One of those students, Ada Obieshi ’14, now a professional actress and singer based in New York, describes music as something she’d loved but had felt was out of reach to her as a first-generation student of color at CA. “Meeting Diana was a pivotal moment that changed my idea about what I thought was possible,” Obieshi says. “Her coaching formed the foundation of my music education and gave me the confidence to perform. Vocal coaches are incredible at training a muscle you can’t see — it’s something you control through feeling and visualization. Diana, thank you for teaching me how to project from my third eye and send my voice over the hill.”

Diana Thompson. Photo by Ross Adams.

In 2009, Thompson and Adams started CA’s very successful Vocal, Jazz, and Pop Ensemble. “Ross directed the instrumentalists and I trained the vocalists,” Thompson says. “What I loved most about this setting was that it gave me an opportunity to develop each singer’s unique talent, as well as their ability to work together as a group. It was most gratifying to see their confidence grow, and the greatest rewards for me were the stellar performances they gave at Music Cafe each year.”

In retirement, Thompson plans to garden, travel, organize her enormous music library, and write a book about her singing methodology. “It will be good to have the time to focus on these,” she says, “and perhaps get back to performing again as a vocalist.”

Departure

Eve Fraser-Corp
24 Years – Health Services

Framed nature photographs taken by Eve Fraser-Corp, RN, have helped make CA’s Health Center feel comfortable and connected to the earth. When she departs CA this spring after 24 years on staff, they’ll remain on the walls, a reminder of her caring presence. “Eve is a nurse by profession but also by constitution,” says Jeff Desjarlais, director of health and student support services. “She nurtures everybody.” He credits her with building the Health Services team.

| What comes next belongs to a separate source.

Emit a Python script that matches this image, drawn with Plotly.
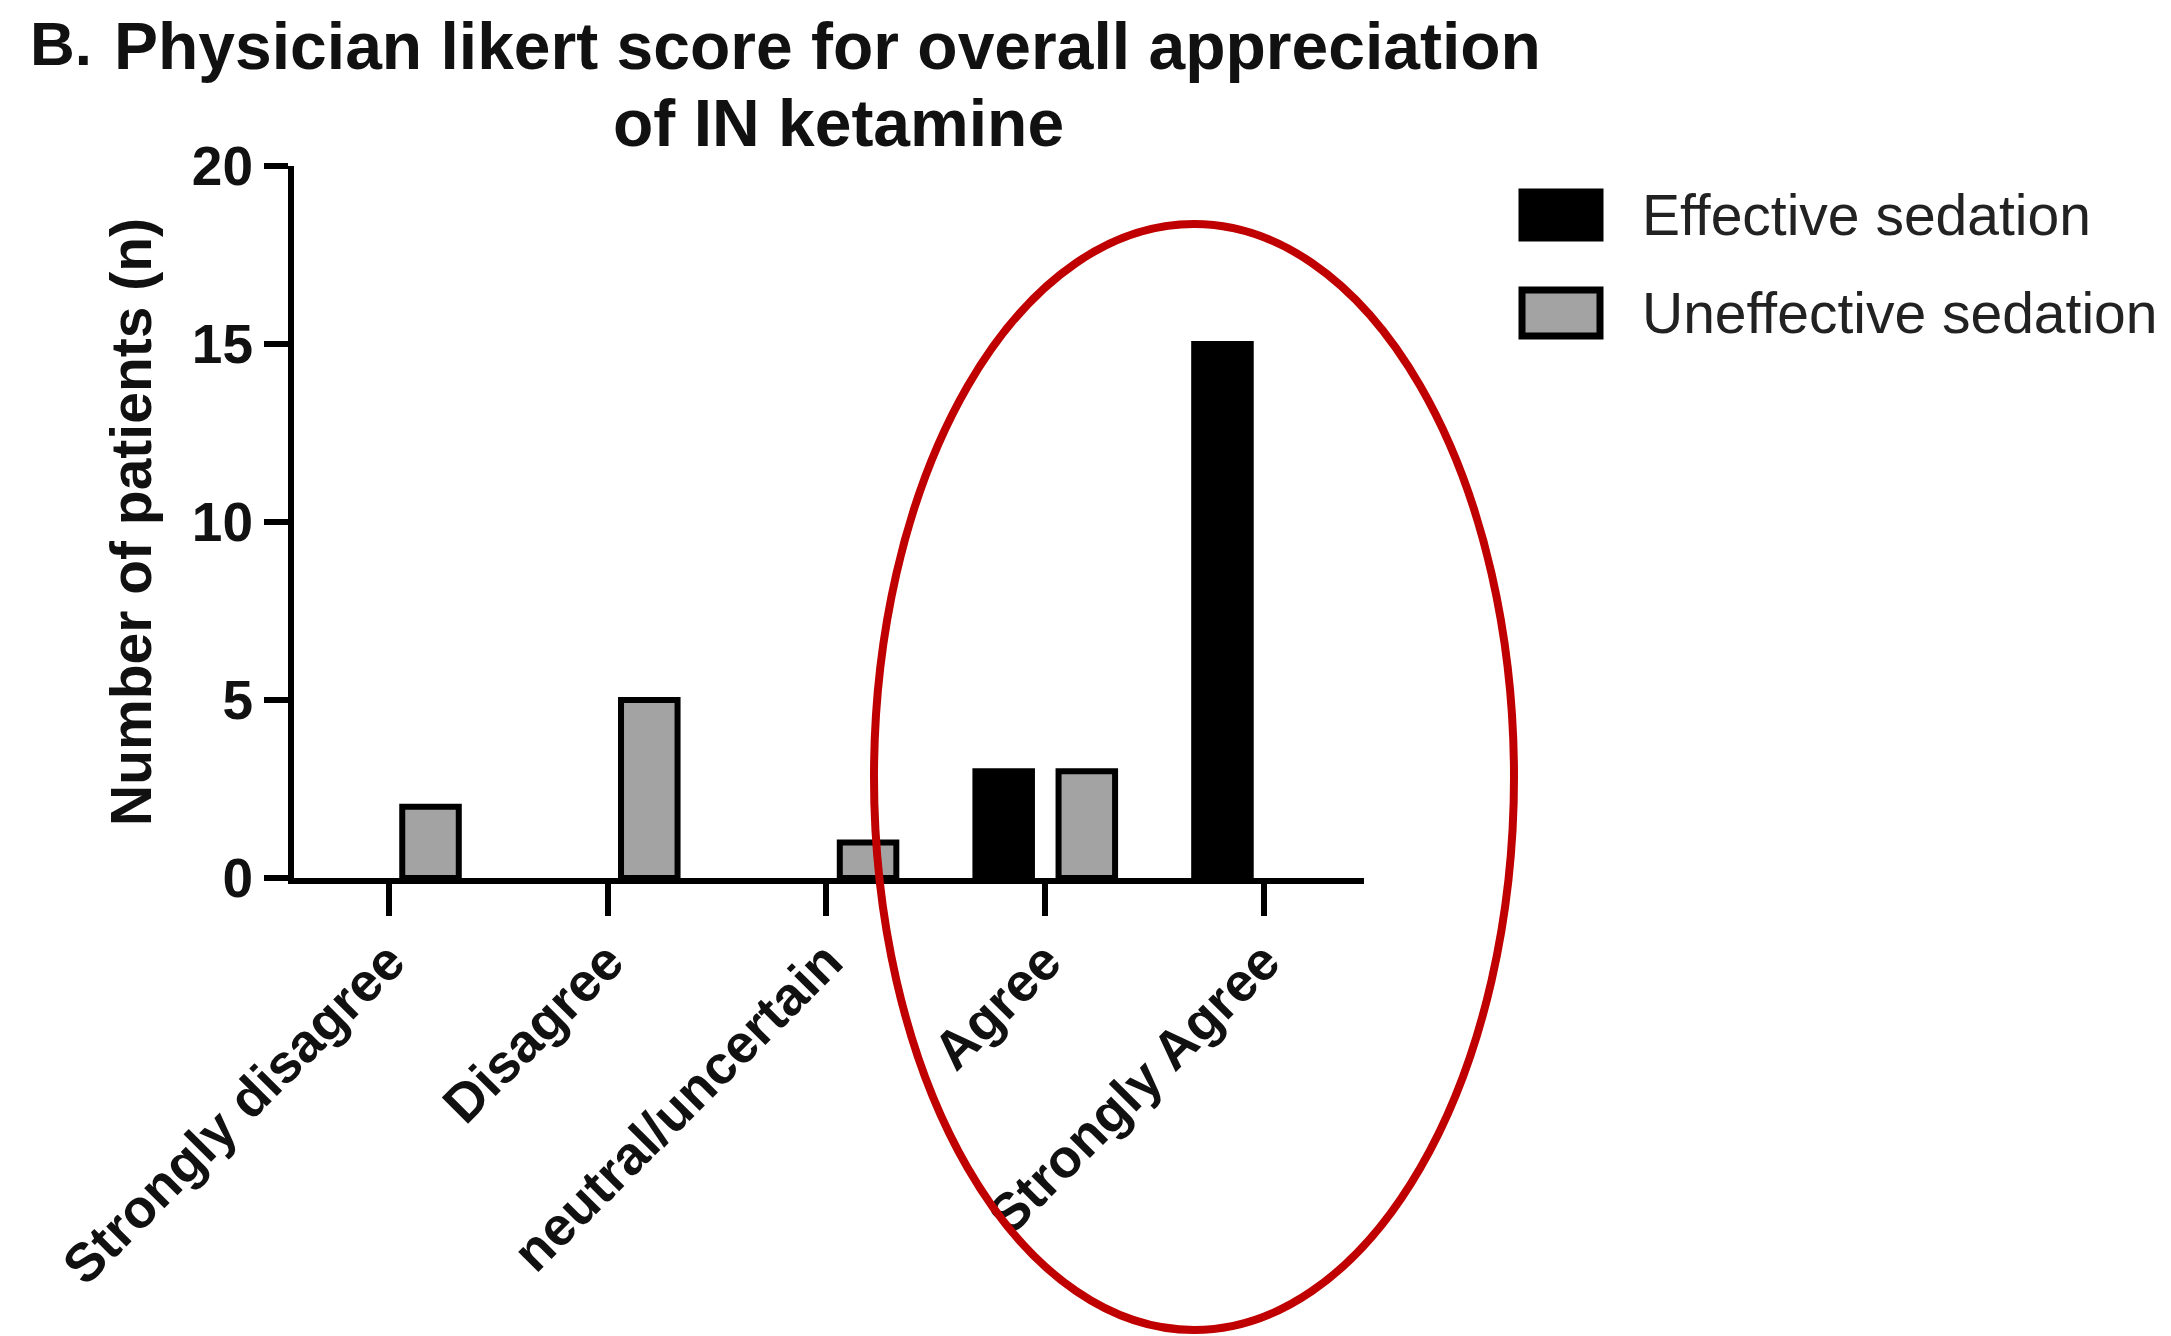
import plotly.graph_objects as go

categories = ["Strongly disagree", "Disagree", "neutral/uncertain", "Agree", "Strongly Agree"]
effective = [0, 0, 0, 3, 15]
uneffective = [2, 5, 1, 3, 0]
series_names = ["Effective sedation", "Uneffective sedation"]
series_colors = ["#000000", "#a3a3a3"]
y_ticks = [0, 5, 10, 15, 20]

W, H = 2171, 1336
OFF = 8  # default page body margin
# target plot area in screen pixels
SX0, SX1, SY0, SY1 = 294, 1364, 166, 878
L, T = SX0 - OFF, SY0 - OFF
R, B = W - (SX1 - OFF), H - (SY1 - OFF)
pw, ph = SX1 - SX0, SY1 - SY0

def px(x):
    return (x - SX0) / pw

def py(y):
    return (SY1 - y) / ph

FONT = "Liberation Sans, Arial, sans-serif"

fig = go.Figure()
for name, vals, col in zip(series_names, [effective, uneffective], series_colors):
    fig.add_trace(go.Bar(
        x=list(range(len(categories))), y=vals, name=name,
        marker=dict(color=col, line=dict(color="#000000",
                                         width=[6 if v > 0 else 0 for v in vals])),
        showlegend=False,
    ))

fig.update_layout(
    width=W, height=H,
    margin=dict(l=L, r=R, t=T, b=B),
    paper_bgcolor="white", plot_bgcolor="white",
    barmode="group", bargap=0.24, bargroupgap=0.32,
    font=dict(family=FONT, color="#111111"),
    xaxis=dict(
        tickmode="array", tickvals=list(range(len(categories))), ticktext=categories,
        range=[-0.434, 4.457], showline=True, linecolor="#000000", linewidth=6,
        ticks="outside", ticklen=32, tickwidth=6, tickcolor="#000000",
        tickangle=-45, showgrid=False, zeroline=False, ticklabelstandoff=-8,
        tickfont=dict(family=FONT, size=54, color="#111111", weight="bold"),
    ),
    yaxis=dict(
        range=[0, 20], tickvals=y_ticks, showline=True, linecolor="#000000", linewidth=6,
        ticks="outside", ticklen=24, tickwidth=6, tickcolor="#000000",
        showgrid=False, zeroline=False,
        tickfont=dict(family=FONT, size=55, color="#111111", weight="bold"),
        title=dict(text="Number of patients (n)", standoff=24,
                   font=dict(family=FONT, size=57, color="#111111", weight="bold")),
    ),
)

# Title
fig.add_annotation(
    text="Physician likert score for overall appreciation",
    xref="paper", yref="paper", x=px(827), y=py(46), xanchor="center", yanchor="middle",
    showarrow=False, font=dict(family=FONT, size=66, color="#111111", weight="bold"),
)
fig.add_annotation(
    text="of IN ketamine",
    xref="paper", yref="paper", x=px(838), y=py(123), xanchor="center", yanchor="middle",
    showarrow=False, font=dict(family=FONT, size=66, color="#111111", weight="bold"),
)
fig.add_annotation(
    text="B.", xref="paper", yref="paper", x=px(28), y=py(44), xanchor="left", yanchor="middle",
    showarrow=False, font=dict(family=FONT, size=62, color="#111111", weight="bold"),
)

# Legend (custom, large swatches)
leg_y = [215, 313]
for name, col, yc in zip(series_names, series_colors, leg_y):
    fig.add_shape(type="rect", xref="paper", yref="paper",
                  x0=px(1522), x1=px(1600), y0=py(yc - 23), y1=py(yc + 23),
                  fillcolor=col, line=dict(color="#000000", width=7))
    fig.add_annotation(text=name, xref="paper", yref="paper", x=px(1640), y=py(yc),
                       xanchor="left", yanchor="middle", showarrow=False,
                       font=dict(family=FONT, size=57, color="#222222"))

# Red ellipse highlight
fig.add_shape(type="circle", xref="paper", yref="paper",
              x0=px(874), x1=px(1514), y0=py(1330), y1=py(224),
              line=dict(color="#c00000", width=8), fillcolor="rgba(0,0,0,0)")

fig.write_html("out.html")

When she accepted a nursing position at CA in 1997, her children were young and she had recently moved back to Massachusetts from California. She started alone, though after two years she lobbied successfully for another full-time nurse. Early on, she worked in an old infirmary, without computers (she would stuff appointment reminders in student mailboxes).

Now the staff includes a full counseling team and works closely with the athletics trainers, fully part of the Student Health and Athletics Center (the SHAC). “Every year, it’s just gotten better and better — the team we have and the policies we’ve developed,” she says. “We’ve worked hard to make the Health Center a haven, for boarders and day students alike.”

She had always valued getting to know students, but when she moved onto campus four years ago and became a house faculty member, she experienced a new side of CA. She “tried to take house food to the nth degree,” she says, making Thai soups, Jamaican jerk chicken, and lemon squares. And she counts as a “huge honor” having been asked to sit in the family bench for a few students’ chapel talks. “Chapels can bowl me over,” she says. “This place gives such a beautiful foundation to so many.”

Fraser-Corp and her husband, Kevin, are moving to Nantucket, Mass., where she will work at a Nantucket Cottage Hospital outpatient clinic. The island has been a home base for her family for decades. But she plans to stay connected, she says, to “this remarkably caring and creative community.” And she hopes to reunite with colleagues and alumnae/i during CA’s Centennial.